When boiled down, these two tussles over sewer projects involved county commissioners getting a bee in their bonnet concerning a specific project in their district.
Hold up the money, they spout, along with populist nonsense – in the sense that it is hypocritical nonsense – about thousands “to flush a commode”, “working a district is a full-time job” and “this is a public safety issue.”
None of which had anything to do with actually moving projects forward, save in their own districts.
Toss the names of high-ranking county employees into the argument, the flavor further sours.
Meanwhile, the city must shoulder the responsibility of earning back the trust of those it does business with.
Four thousand plus bad checks discovered during an audit last year.
The audit that has yet to be made public demonstrating where hundreds of thousands of dollars have gone.

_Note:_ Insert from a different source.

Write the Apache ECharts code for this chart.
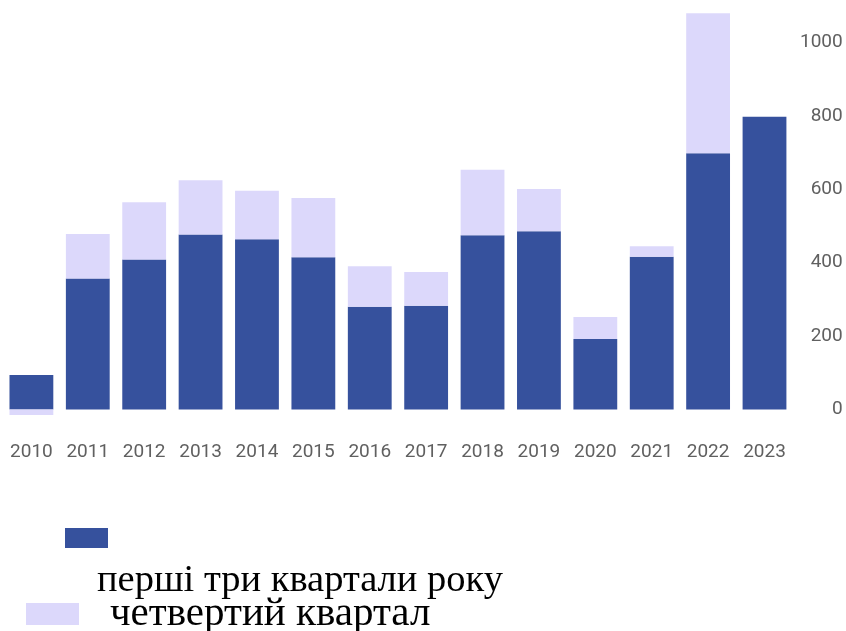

Slow payments to some contractors or a paperwork snafu with the county that could have resulted in termination in many business environments.
The city has work to do to ensure financial credibility.
When a contractor’s biggest concern about an emergency repair job of a sewer line on a state highway is whether or not he is going to be paid by the city – that speaks volumes.
But two issues override the episode, as they loom over most business that includes the expenditure of public money.
The interlocal agreement and the subsequent actions by both parties underscore the business-as-usual model that lacks commonality of purpose.
The city’s property tax snatch was the opportunity for the county to hold over the city’s heads a list of demands that is almost dizzying, and has been for the city as far as tracking dollars.
That said, few would argue the infrastructure projects being currently undertaken are positives, even with all the stumbles. They were needed, will facilitate economic development and in the long-term save taxpayers incalculable repair and rehabilitation expenses.
But county and city commissioners can barely be in the same room together and relations with the school board – the city just cut school crossing guards to save money – are not precisely warm and fuzzy.
This brings us the second issue implicit in this recent episode.
Disconnect with the public.
People are hurting.
There are few small business owners or residents who would survey as not holding considerable anxiety about today and tomorrow, about the future of the community, their children, their churches and their schools.
At a time when the social safety net – care for seniors, those of low income or a fixed income, libraries, the essential threads of community – are stretched to near breaking, government’s most vital role, after protecting the public dollar, is providing leadership, statesmanship and calm amidst the storm.
The most recent sewer snafu provides another example on the arc of public policy in Gulf County.
As with the summer workshop, commissioners have a way of at least putting one foot forward, but too often, as with the past several weeks, they end up taking two steps back.